Bucketing skew, also known as sample ratio mismatch, is where the split of people between your variants does not match what you planned. For example, maybe you wanted to split people between the control and treatment 50/50 but after a few days, you find 40% are in the treatment and 60% in the control. That’s a problem! If you have lots of users, even observing 49.9% in the control and 50.1% in the treatment can indicate a problem with your set-up. To check if you have an issue, run a proportion test with the number of visitors in each group and check if your p-value is less than .05. If you do have bucketing skew, you have a bug.

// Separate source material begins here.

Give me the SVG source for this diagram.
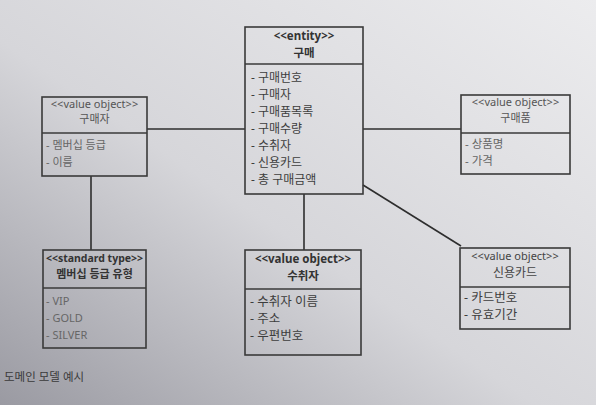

Unfortunately, it can be difficult to find it, but a good place to start is checking is if the skew differs based on web browser, country, or another visitor factor.

The rest of Emily's article is also fantastic, and I encourage you to read it.

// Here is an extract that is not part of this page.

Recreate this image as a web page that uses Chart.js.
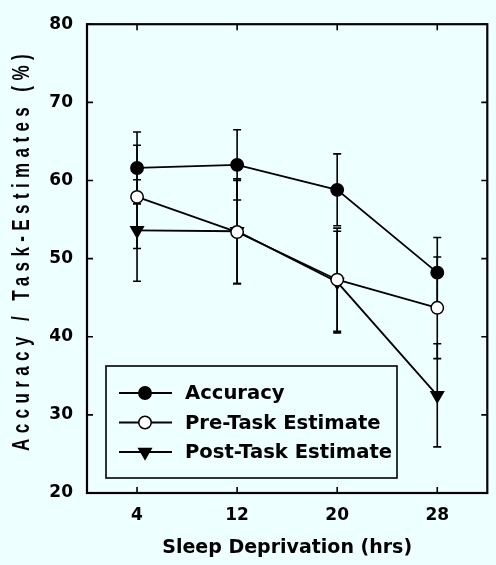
<!DOCTYPE html>
<html>
<head>
<meta charset="utf-8">
<script src="https://cdn.jsdelivr.net/npm/chart.js@4.4.0/dist/chart.umd.min.js"></script>
<style>
  html, body { margin: 0; padding: 0; background: #eeffff; }
  #wrap { width: 496px; height: 565px; }
</style>
</head>
<body>
<div id="wrap"><canvas id="chart" width="496" height="565"></canvas></div>
<script>
// hours of sleep deprivation
const hours = [4, 12, 20, 28];
const xTicks = [4, 12, 20, 28];

// means and error bar half-lengths
const accuracy = [61.6, 62.0, 58.8, 48.2];
const accuracyErr = [4.6, 4.5, 4.6, 4.5];
const preTask = [57.9, 53.4, 47.3, 43.7];
const preTaskErr = [6.6, 6.6, 6.6, 6.5];
const postTask = [53.6, 53.5, 47.0, 32.5];
const postTaskErr = [6.5, 6.7, 6.5, 6.6];

const seriesNames = ['Accuracy', 'Pre-Task Estimate', 'Post-Task Estimate'];
const yTitle = 'Accuracy / Task-Estimates (%)';
const xTitle = 'Sleep Deprivation (hrs)';

const BG = '#eeffff';
const INK = '#000000';

const toPoints = (vals) => hours.map((h, i) => ({ x: h, y: vals[i] }));

// error bars, drawn under the markers
const errorBars = {
    id: 'errorBars',
    beforeDatasetsDraw(chart) {
        const { ctx, scales: { x, y } } = chart;
        ctx.save();
        ctx.strokeStyle = INK;
        ctx.lineWidth = 1.6;
        chart.data.datasets.forEach((ds) => {
            ds.data.forEach((p, i) => {
                const px = x.getPixelForValue(p.x);
                const top = y.getPixelForValue(p.y + ds.errors[i]);
                const bot = y.getPixelForValue(p.y - ds.errors[i]);
                ctx.beginPath();
                ctx.moveTo(px, top);
                ctx.lineTo(px, bot);
                ctx.moveTo(px - 4, top);
                ctx.lineTo(px + 4, top);
                ctx.moveTo(px - 4, bot);
                ctx.lineTo(px + 4, bot);
                ctx.stroke();
            });
        });
        ctx.restore();
    }
};

// draws a marker like the dataset's point style
function drawMarker(ctx, ds, cx, cy) {
    ctx.save();
    ctx.fillStyle = ds.pointBackgroundColor;
    ctx.strokeStyle = INK;
    ctx.lineWidth = ds.pointBorderWidth;
    ctx.beginPath();
    if (ds.pointStyle === 'triangle') {
        const r = ds.pointRadius;
        ctx.moveTo(cx, cy + r);
        ctx.lineTo(cx - r * Math.sqrt(3) / 2, cy - r / 2);
        ctx.lineTo(cx + r * Math.sqrt(3) / 2, cy - r / 2);
        ctx.closePath();
    } else {
        ctx.arc(cx, cy, ds.pointRadius, 0, Math.PI * 2);
    }
    ctx.fill();
    ctx.stroke();
    ctx.restore();
}

// frame, inward ticks, boxed legend and the spaced-out y title
const decorations = {
    id: 'decorations',
    afterDraw(chart) {
        const { ctx, chartArea: a, scales: { x, y } } = chart;
        ctx.save();
        ctx.strokeStyle = INK;

        ctx.lineWidth = 1.6;
        ctx.beginPath();
        x.ticks.forEach((t) => {
            const px = x.getPixelForValue(t.value);
            ctx.moveTo(px, a.bottom);
            ctx.lineTo(px, a.bottom - 6);
            ctx.moveTo(px, a.top);
            ctx.lineTo(px, a.top + 6);
        });
        y.ticks.forEach((t) => {
            const py = y.getPixelForValue(t.value);
            ctx.moveTo(a.left, py);
            ctx.lineTo(a.left + 6, py);
            ctx.moveTo(a.right, py);
            ctx.lineTo(a.right - 6, py);
        });
        ctx.stroke();

        ctx.lineWidth = 2.2;
        ctx.strokeRect(a.left, a.top, a.right - a.left, a.bottom - a.top);

        // legend box
        const bx = a.left + 19, by = a.bottom - 127, bw = 291, bh = 112;
        ctx.fillStyle = BG;
        ctx.fillRect(bx, by, bw, bh);
        ctx.lineWidth = 1.6;
        ctx.strokeRect(bx, by, bw, bh);
        ctx.font = 'bold 19.6px "DejaVu Sans"';
        ctx.textBaseline = 'middle';
        ctx.textAlign = 'left';
        chart.data.datasets.forEach((ds, i) => {
            const ry = by + 27 + i * 29.5;
            ctx.strokeStyle = INK;
            ctx.lineWidth = 1.8;
            ctx.beginPath();
            ctx.moveTo(bx + 13, ry);
            ctx.lineTo(bx + 66, ry);
            ctx.stroke();
            drawMarker(ctx, ds, bx + 39, ry);
            ctx.fillStyle = INK;
            ctx.fillText(ds.label, bx + 79, ry + 1);
        });

        // rotated y title, letter-spaced like the original
        ctx.translate(22.5, 253);
        ctx.rotate(-Math.PI / 2);
        ctx.scale(1, 1.4);
        ctx.font = 'bold 17px "Liberation Sans"';
        ctx.letterSpacing = '5.4px';
        ctx.textAlign = 'center';
        ctx.textBaseline = 'middle';
        ctx.fillStyle = INK;
        ctx.fillText(yTitle, 3, 0);
        ctx.restore();
    }
};

const bgFill = {
    id: 'bgFill',
    beforeDraw(chart) {
        const { ctx } = chart;
        ctx.save();
        ctx.fillStyle = BG;
        ctx.fillRect(0, 0, chart.width, chart.height);
        ctx.restore();
    }
};

const makeSet = (label, vals, errs, style, fill, radius, rot) => ({
    label,
    data: toPoints(vals),
    errors: errs,
    borderColor: INK,
    borderWidth: 1.8,
    tension: 0,
    pointStyle: style,
    pointRadius: radius,
    pointRotation: rot,
    pointBackgroundColor: fill,
    pointBorderColor: INK,
    pointBorderWidth: 1.5,
    clip: false,
});

new Chart(document.getElementById('chart'), {
    type: 'line',
    data: {
        datasets: [
            makeSet(seriesNames[0], accuracy, accuracyErr, 'circle', INK, 6.2, 0),
            makeSet(seriesNames[1], preTask, preTaskErr, 'circle', '#ffffff', 6.2, 0),
            makeSet(seriesNames[2], postTask, postTaskErr, 'triangle', INK, 7.2, 180),
        ],
    },
    options: {
        responsive: false,
        animation: false,
        layout: { padding: { top: 14, right: 2, left: 0, bottom: 0 } },
        plugins: {
            legend: { display: false },
            tooltip: { enabled: false },
        },
        scales: {
            x: {
                type: 'linear',
                min: 0,
                max: 32,
                afterBuildTicks: (s) => { s.ticks = xTicks.map((v) => ({ value: v })); },
                afterFit: (s) => { s.height = 72; },
                grid: { display: false, drawTicks: false },
                border: { display: false },
                ticks: {
                    color: INK,
                    padding: 12,
                    font: { family: 'DejaVu Sans', weight: 'bold', size: 17 },
                },
                title: {
                    display: true,
                    text: xTitle,
                    color: INK,
                    padding: { top: 0, bottom: 6 },
                    font: { family: 'DejaVu Sans', weight: 'bold', size: 19 },
                },
            },
            y: {
                min: 20,
                max: 80,
                afterFit: (s) => { s.width = 87; },
                grid: { display: false, drawTicks: false },
                border: { display: false },
                ticks: {
                    stepSize: 10,
                    color: INK,
                    padding: 14,
                    font: { family: 'DejaVu Sans', weight: 'bold', size: 17 },
                },
            },
        },
    },
    plugins: [bgFill, errorBars, decorations],
});
</script>
</body>
</html>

5. Only include people in your analysis who could have been affected by the change

Point #11 in Emily's article (mentioned above) tackles this idea:

If you have users in your experiment whose experience could not have been impacted by your change, you’re adding noise and reducing your ability to detect an effect.

Great advice! Emily then presents a pair of intuitive examples:

  1. If you change a particular page layout, only add users to the experiment if they actually visit that page
  2. If you experiment with lowering your free shipping threshold from $X to $Y, you should only include in the experiment those users who have cart sizes between $X and $Y; they would be the only users to see a difference in the treatment vs control group

Emily follows this up with related advice: only start tracking your metrics after a user visits a relevant web page:

Imagine you’re running an experiment on the search page, and someone visits your sites, buys something from the homepage, and then visits the search page, entering the experiment.

It should be evident that A/B testing is a speciality in its own right, and entering into experiments without due process is an exercise in confoundment. Hopefully within these 5 simple points you were able to find something useful to further explore.